Hong Kong Dollar Peg Defense Tops $13 Billion as Demand Surges
(Bloomberg) -- Demand for Hong Kong dollars is intensifying in the face of an increasingly politicized environment, with mainland buying helping to buoy both the pegged currency and local stock market.
The city’s de facto central bank sold HK$13.4 billion ($1.7 billion) to purchase the greenback on Thursday, taking the total it has spent this year to keep the local currency from strengthening further to $13.5 billion.
Some Trump aides are considering plans to undermine the peg mechanism in retribution for Beijing’s crackdown on civil liberties in the former British colony, Bloomberg reported Wednesday. Mainland-based investors showed their support for the city through buying more than $1 billion worth of Hong Kong shares on the day.
The events show how the city’s financial system is increasingly being caught up in the rivalry between Washington and Beijing. For now, Hong Kong’s markets seem immune to the tensions. Red-hot Chinese equities, a stronger yuan and low valuations have helped push Hong Kong stocks into a bull market. Mainland purchases of local equities since Beijing first announced plans for Hong Kong’s controversial security law have climbed over $9 billion.

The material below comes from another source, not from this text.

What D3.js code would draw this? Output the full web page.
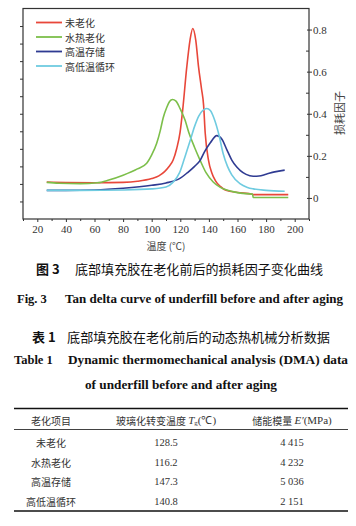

“Bullish sentiment is pushing short-term funds and liquidity into Hong Kong,” said Banny Lam, managing director at CEB International Capital Corp. “China’s stock market is very hot and you see a lot of people using the stock connect to buy these shares. All these factors are attracting liquidity.”
The Hong Kong dollar traded at 7.75 versus the greenback at 5:48 p.m. local time Thursday. The Hang Seng Index rose 0.3% at the close.